Little Brother is watching

April 16, 1996|By ROBERT KUTTNER

I CAME OF age worried about being blown up by a government. As a first-grader, I was trained to dive under a desk in the event of a nuclear attack. As a college sophomore, I watched an attack nearly materialize, in the Cuban missile crisis.

My generation associated technological mayhem with governments. Most of us worried about the Soviet government. Not a few worried about our own.

Today, technology is democratized, and so is mayhem. Now we worry about being blown up not by governments, but by individuals -- unabombers, anti-abortion extremists, Islamic jihaddists with designs on the World Trade Center, private militiamen targeting federal buildings.

All these people have one thing in common. They think in absolutes. Each is his own political theoretician, jury and executioner. They do not observe niceties like due process or distinguish between combatants and civilians. But in a moment of violent combustion, technology makes them the equal of sovereign states.

The relationships between liberty, technology, security and government have undergone a weird inversion. In years past, liberty-loving Americans saw government as the threat to freedom. We distrusted foreign governments and didn't much like our own. America's Constitution created gov-ernment partly to restrain government.

In this century, we uneasily ceded exceptional wartime powers to our own government, because we faced more threatening governments overseas. But we still cherished the right to be left alone, and we worried about Big Brother.

Now, however, the private anarchy that some of us mistake for freedom threatens the security, and hence the liberty, of law-abiding citizens. Technology creates new forms of liberty and equality, as millions of Internet users can testify. But it is also an equalizer when it comes to terrorism. Today's threat is Little Brother.

The mighty FBI took 17 years to capture the apparent unabomber, succeeding only because the man's brother turned him in. Paradoxically, the same proliferation of technology that portends a newly decentralized society empowers lunatics -- and thus requires more vigilant government.

As a civil-libertarian, I can feel my loyalties being strained. The old categories and tests no longer work.

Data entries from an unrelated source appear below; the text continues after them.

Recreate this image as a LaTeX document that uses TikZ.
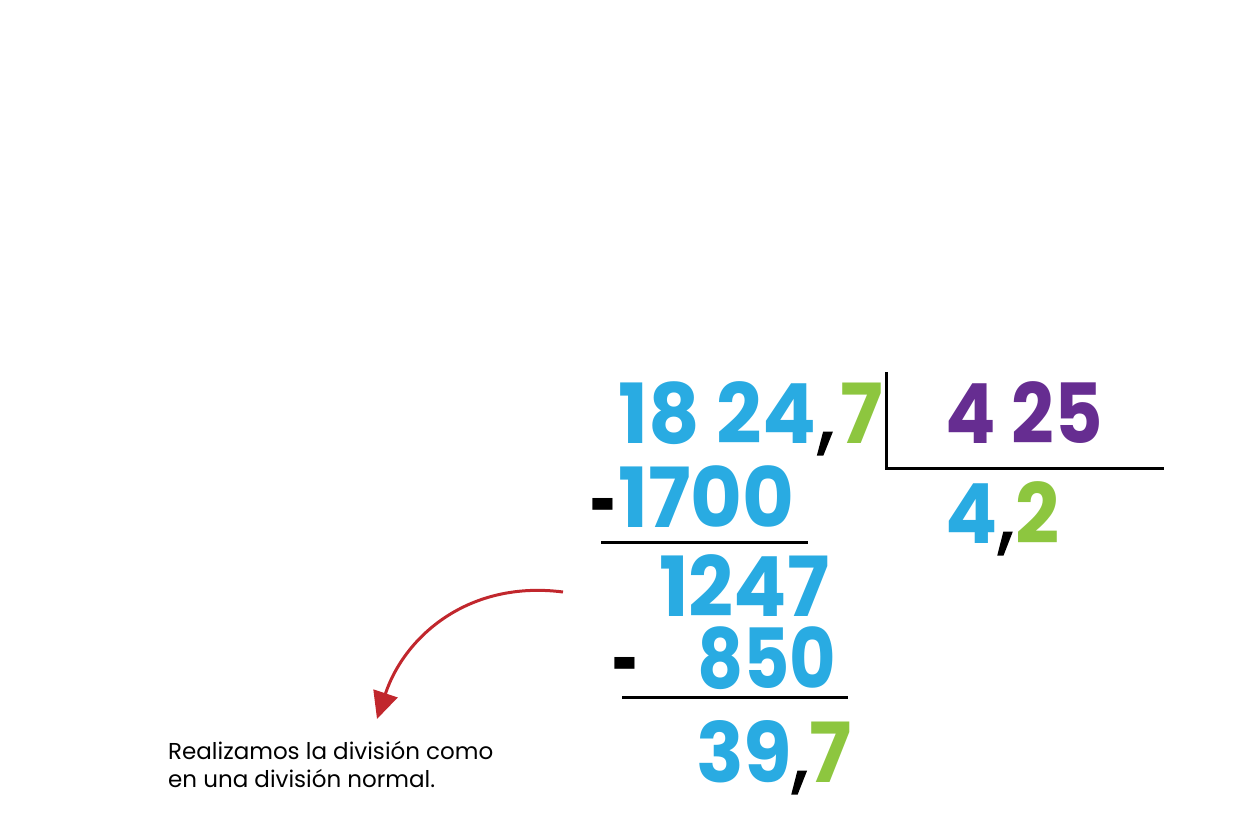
\documentclass[tikz,border=0pt]{standalone}
\usepackage{fontspec}
\setmainfont{Poppins}
\newfontfamily\commafont{Poppins}[FakeBold=2]
\usetikzlibrary{arrows.meta}
\definecolor{numblue}{HTML}{29ABE2}
\definecolor{numpurple}{HTML}{662D91}
\definecolor{numgreen}{HTML}{8DC63F}
\definecolor{arrowred}{HTML}{C1272D}
\newcommand\narrow[2]{\scalebox{#1}[1]{#2}}
\newcommand\blackcomma[2]{{\commafont\mdseries\color{black}\kern#1,\kern#2}}
\newcommand\shortminus{\scalebox{0.55}[1]{-}}
\begin{document}
\begin{tikzpicture}[x=1pt,y=-1pt,
  num/.style={inner sep=0pt, anchor=base west, font=\bfseries\fontsize{83}{83}\selectfont, text=numblue},
  rule/.style={line width=3pt, black},
  note/.style={inner sep=0pt, anchor=north west, align=left, font=\fontsize{23}{28}\selectfont, text=black}]
\useasboundingbox (0,0) rectangle (1245,827);
% dividend
\node[num] (dividend) at (618,443) {\narrow{0.96}{18 24\blackcomma{2pt}{7pt}{\color{numgreen}7}}};
% divisor
\node[num, text=numpurple] (divisor) at (945,443) {\narrow{0.90}{4 25}};
% quotient
\node[num] (quotient) at (945,543) {\narrow{0.93}{4\blackcomma{1pt}{2pt}{\color{numgreen}2}}};
% first subtraction
\node[num, text=black] (minusA) at (590,533) {\shortminus};
\node[num] (sub1) at (618,527) {\narrow{0.96}{1700}};
\node[num] (rem1) at (659,616) {\narrow{0.95}{1247}};
\node[num, text=black] (minusB) at (612,692) {\shortminus};
\node[num] (sub2) at (697,688) {\narrow{0.86}{850}};
\node[num] (rem2) at (696,782) {\narrow{0.95}{39\blackcomma{0pt}{2pt}{\color{numgreen}7}}};
% division bracket
\coordinate (vtop) at (886,372);
\coordinate (corner) at (886,468);
\coordinate (hend) at (1164,468);
\draw[rule] (vtop) -- (corner) -- (hend);
% subtraction rules
\coordinate (r1a) at (601,542);
\coordinate (r1b) at (808,542);
\draw[rule] (r1a) -- (r1b);
\coordinate (r2a) at (622,697);
\coordinate (r2b) at (848,697);
\draw[rule] (r2a) -- (r2b);
% note and arrow
\node[note] (note) at (168,741) {Realizamos la división como\\en una división normal.};
\coordinate (arrowstart) at (563,592);
\coordinate (arrowtip) at (377,719);
\draw[arrowred, line width=3pt, -{Triangle[length=27pt,width=25pt]}]
  (arrowstart) .. controls (470,580) and (405,635) .. (arrowtip);
\end{tikzpicture}
\end{document}
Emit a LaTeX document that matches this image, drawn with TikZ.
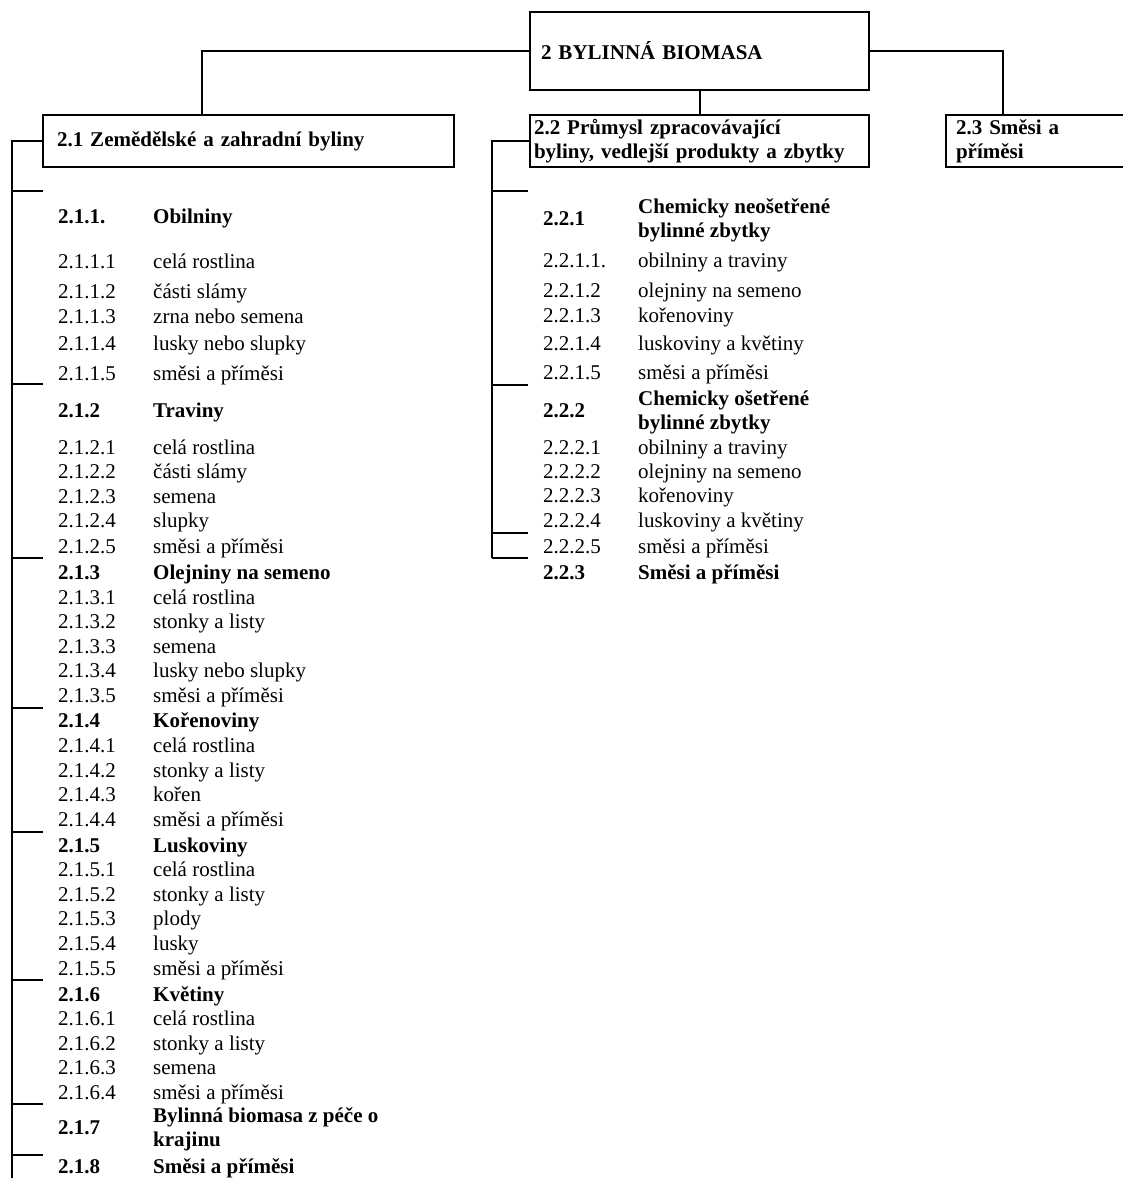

As a libertarian, I bridle when government denies advanced computer technology to lawful businesses for fear that it might fall into the hands of terrorists. But as a citizen, I am aware that this is no idle worry. Outlaw states like Iran and Libya indeed sponsor terrorism, and all too competently.

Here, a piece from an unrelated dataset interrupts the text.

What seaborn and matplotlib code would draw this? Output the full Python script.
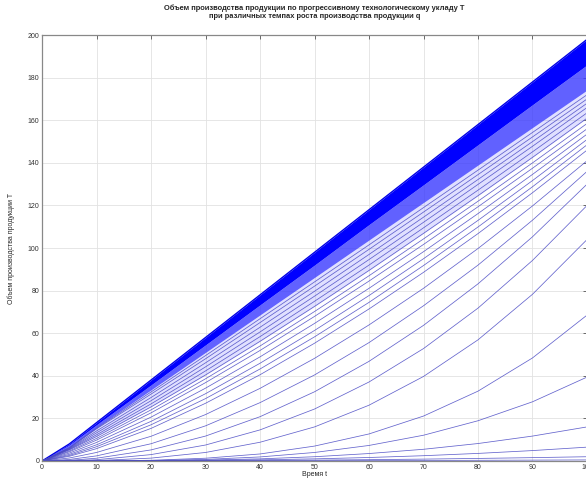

As a libertarian, I resist when the national security establishment insists that telephones be designed to be tapped when necessary. But I am very grateful for the police work that tracked down the alleged unabomber and kindred fiends. And I concede, uneasily, that court-ordered wiretaps have a place in law enforcement.

Tolerable middle ground

As a libertarian, I reject censorship of any kind. But as a father who sees filth purveyed on TV, I consider the V-chip a tolerable middle ground.

Just as there is no escape from technology, there is no escape from authority. The real choice is between democratically constituted, consensual authority -- and summary justice. Government that is subject to rules and democratically accountable offers citizens a far more reliable brand of liberty than the liberty offered by anarchy.

For nearly a century, the Russians were deprived of freedom by an overarching state. Now, they are suffering the loss of freedom that comes from too weak a state. After a few years of de facto rule by local mafias, they are ready to vote the communists back in.

Our own constitutional history suggests that we had to experience a period when government was too weak to assure liberty, under the Articles of Confederation, before we wrote a Constitution that created a government of adequate strength. What good are rights, after all, if no one has the power to enforce them?

Though we may sometimes pine for the simple, anarchic state of nature imagined by the unabomber, technology and government are both here to stay. While some see technology as promising a new libertarian utopia -- the lone citizen on his mountaintop cabin with cell phone, Internet and solar-powered hot tub -- technology also exposes all of us to each other.

And just as technology creates new environmental assaults that demand regulation, it produces new political menaces that invite monitoring. Rather than fighting against regulations, ID cards and even occasional wiretaps, I prefer to fight for the kind of government that can be entrusted to use them wisely.

Robert Kuttner is a syndicated columnist.